To our knowledge, this is the first application of logistic regression analysis to confounding factors known to be associated with AMD risk in three AMD subtypes (Table 3). All genotypes showing significant differences in the simple case-control study also yielded significant p values from the logistic regression analyses. These results suggest that each of the genotypes examined is an independent risk factor for AMD.

The present study is the first to examine potential correlations of the MTHFR and ELN genes with each of three AMD subtypes based on examinations of SNPs. Our findings suggest that polymorphisms of each gene are potentially useful genetic markers of AMD, and indicate that SNPs of the ARMS2 gene may serve as strong genetic markers of RAP. The major limitation of this study is that only one SNP in each of the four genes was examined in a rather small numbers of patients.
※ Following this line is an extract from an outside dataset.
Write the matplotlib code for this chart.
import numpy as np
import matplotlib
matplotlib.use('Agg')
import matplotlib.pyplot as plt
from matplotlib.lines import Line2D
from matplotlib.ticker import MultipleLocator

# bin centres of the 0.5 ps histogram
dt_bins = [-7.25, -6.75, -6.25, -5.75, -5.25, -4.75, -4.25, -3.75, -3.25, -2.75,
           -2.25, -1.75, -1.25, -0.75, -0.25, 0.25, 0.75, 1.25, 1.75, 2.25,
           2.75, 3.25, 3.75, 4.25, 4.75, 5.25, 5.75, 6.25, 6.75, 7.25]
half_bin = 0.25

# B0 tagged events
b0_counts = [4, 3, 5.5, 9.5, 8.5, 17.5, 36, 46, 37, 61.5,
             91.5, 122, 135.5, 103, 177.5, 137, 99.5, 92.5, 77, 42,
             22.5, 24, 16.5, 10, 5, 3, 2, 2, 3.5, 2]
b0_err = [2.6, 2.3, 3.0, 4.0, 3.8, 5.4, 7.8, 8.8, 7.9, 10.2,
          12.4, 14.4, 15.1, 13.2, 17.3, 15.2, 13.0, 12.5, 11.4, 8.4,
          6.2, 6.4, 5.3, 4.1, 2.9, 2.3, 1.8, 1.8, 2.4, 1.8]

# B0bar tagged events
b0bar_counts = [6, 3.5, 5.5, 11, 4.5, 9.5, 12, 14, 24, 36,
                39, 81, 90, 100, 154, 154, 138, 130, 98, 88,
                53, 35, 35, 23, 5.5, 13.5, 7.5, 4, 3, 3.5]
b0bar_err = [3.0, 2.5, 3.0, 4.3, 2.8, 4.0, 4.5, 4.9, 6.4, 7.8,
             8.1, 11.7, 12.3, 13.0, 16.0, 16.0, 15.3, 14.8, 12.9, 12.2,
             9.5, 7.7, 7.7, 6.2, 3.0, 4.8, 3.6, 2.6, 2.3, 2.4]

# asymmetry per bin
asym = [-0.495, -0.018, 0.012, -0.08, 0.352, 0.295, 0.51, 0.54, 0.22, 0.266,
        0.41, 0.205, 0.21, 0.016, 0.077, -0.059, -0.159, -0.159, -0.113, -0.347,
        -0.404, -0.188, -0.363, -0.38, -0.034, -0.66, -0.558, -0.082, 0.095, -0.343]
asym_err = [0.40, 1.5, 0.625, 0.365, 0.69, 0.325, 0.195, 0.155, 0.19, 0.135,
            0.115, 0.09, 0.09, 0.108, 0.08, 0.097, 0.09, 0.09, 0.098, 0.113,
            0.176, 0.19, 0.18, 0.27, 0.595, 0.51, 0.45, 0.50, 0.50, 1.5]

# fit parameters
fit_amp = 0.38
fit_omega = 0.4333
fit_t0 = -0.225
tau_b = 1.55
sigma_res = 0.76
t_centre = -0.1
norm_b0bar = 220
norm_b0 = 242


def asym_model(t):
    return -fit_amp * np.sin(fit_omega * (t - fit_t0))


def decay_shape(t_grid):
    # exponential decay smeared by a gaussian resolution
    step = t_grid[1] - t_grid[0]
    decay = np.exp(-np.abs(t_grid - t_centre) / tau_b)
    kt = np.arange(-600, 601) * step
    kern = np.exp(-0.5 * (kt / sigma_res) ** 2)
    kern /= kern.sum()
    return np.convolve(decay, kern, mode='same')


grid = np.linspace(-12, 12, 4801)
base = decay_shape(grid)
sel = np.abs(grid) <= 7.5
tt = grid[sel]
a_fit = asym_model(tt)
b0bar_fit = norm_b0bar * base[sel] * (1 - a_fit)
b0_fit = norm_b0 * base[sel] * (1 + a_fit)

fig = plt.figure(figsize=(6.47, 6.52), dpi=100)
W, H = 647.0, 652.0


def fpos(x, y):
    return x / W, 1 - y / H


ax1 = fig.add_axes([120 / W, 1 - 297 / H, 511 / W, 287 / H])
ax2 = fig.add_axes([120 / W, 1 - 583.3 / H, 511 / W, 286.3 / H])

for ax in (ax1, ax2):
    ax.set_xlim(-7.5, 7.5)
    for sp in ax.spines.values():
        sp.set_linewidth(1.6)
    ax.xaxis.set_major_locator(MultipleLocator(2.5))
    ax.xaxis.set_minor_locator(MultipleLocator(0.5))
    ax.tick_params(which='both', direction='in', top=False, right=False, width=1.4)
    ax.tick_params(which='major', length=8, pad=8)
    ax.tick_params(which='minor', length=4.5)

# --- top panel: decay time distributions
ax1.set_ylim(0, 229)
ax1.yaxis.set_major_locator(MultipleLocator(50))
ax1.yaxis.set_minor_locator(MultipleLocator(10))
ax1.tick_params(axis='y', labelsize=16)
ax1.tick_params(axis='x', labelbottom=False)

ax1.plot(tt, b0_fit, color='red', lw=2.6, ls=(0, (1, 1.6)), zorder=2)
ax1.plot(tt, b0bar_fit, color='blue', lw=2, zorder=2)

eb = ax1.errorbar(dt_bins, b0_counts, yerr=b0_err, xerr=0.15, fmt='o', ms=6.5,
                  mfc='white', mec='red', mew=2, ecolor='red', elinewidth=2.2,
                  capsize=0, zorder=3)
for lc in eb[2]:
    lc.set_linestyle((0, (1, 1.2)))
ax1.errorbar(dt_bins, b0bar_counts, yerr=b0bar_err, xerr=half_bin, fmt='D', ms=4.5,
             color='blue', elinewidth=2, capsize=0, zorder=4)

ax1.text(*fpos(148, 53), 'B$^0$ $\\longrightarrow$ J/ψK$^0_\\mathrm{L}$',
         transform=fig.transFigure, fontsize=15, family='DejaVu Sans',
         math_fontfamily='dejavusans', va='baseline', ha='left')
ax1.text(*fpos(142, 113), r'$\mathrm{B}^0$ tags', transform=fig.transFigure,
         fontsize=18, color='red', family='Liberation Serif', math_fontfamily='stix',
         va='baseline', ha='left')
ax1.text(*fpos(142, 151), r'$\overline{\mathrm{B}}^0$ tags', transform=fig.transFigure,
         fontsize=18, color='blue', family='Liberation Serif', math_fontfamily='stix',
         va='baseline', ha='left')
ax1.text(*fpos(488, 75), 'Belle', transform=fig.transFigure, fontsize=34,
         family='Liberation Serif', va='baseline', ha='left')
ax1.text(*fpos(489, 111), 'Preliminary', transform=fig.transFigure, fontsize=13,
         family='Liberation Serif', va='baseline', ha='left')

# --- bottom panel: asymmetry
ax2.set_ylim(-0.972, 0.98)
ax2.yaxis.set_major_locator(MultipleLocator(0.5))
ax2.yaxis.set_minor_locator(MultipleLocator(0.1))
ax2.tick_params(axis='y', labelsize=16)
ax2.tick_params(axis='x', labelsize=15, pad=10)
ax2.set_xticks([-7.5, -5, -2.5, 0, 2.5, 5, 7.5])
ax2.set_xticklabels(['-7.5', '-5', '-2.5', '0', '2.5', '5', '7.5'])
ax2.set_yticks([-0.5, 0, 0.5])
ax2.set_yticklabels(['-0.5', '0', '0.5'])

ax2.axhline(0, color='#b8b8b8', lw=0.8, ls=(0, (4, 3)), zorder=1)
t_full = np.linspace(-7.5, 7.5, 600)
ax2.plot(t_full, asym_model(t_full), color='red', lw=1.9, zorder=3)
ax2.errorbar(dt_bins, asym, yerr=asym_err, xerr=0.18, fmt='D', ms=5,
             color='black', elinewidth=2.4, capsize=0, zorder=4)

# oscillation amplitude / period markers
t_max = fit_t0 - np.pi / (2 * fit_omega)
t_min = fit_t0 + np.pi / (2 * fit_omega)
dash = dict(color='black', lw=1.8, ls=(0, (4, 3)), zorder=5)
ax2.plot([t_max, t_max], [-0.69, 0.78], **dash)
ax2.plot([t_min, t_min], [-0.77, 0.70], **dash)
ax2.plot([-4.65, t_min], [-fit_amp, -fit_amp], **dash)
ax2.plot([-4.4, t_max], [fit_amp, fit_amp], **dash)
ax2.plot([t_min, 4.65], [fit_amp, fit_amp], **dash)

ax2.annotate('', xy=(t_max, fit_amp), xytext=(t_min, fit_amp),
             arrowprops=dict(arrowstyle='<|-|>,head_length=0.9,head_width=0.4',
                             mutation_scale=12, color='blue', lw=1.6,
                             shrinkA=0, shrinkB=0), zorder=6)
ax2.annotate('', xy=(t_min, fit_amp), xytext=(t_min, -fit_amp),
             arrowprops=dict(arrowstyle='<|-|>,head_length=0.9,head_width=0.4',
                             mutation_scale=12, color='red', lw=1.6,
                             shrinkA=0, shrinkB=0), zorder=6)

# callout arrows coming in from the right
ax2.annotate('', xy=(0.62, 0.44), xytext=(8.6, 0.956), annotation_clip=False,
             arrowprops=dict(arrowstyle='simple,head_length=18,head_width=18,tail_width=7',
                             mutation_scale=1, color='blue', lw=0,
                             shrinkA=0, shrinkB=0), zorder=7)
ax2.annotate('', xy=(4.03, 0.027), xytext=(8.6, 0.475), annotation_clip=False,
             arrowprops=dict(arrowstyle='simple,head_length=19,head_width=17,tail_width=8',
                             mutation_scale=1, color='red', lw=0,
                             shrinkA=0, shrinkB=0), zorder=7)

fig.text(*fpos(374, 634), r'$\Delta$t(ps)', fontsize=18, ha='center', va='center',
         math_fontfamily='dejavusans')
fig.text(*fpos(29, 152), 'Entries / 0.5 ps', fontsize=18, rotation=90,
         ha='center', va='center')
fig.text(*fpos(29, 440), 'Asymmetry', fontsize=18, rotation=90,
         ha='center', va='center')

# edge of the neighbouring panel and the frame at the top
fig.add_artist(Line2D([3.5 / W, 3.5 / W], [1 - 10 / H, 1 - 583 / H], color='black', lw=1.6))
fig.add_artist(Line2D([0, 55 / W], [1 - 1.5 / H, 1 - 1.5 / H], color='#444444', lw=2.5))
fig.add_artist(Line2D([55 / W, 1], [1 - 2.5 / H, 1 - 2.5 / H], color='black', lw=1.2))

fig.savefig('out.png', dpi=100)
These results are preliminary, especially for RAP. Based on the present results, we plan further studies to investigate specific SNPs for each subtype of AMD, particularly those for PCV and RAP. Findings from these studies are anticipated to facilitate clarification of the causes of AMD.

Acknowledgments

We thank all patients who participated in this study. This work was funded in part by the Research Committee on Chorioretinal Degenerations and Optic Atrophy, and by The Ministry of Health and Welfare of Japan (Mitsuko Yuzawa).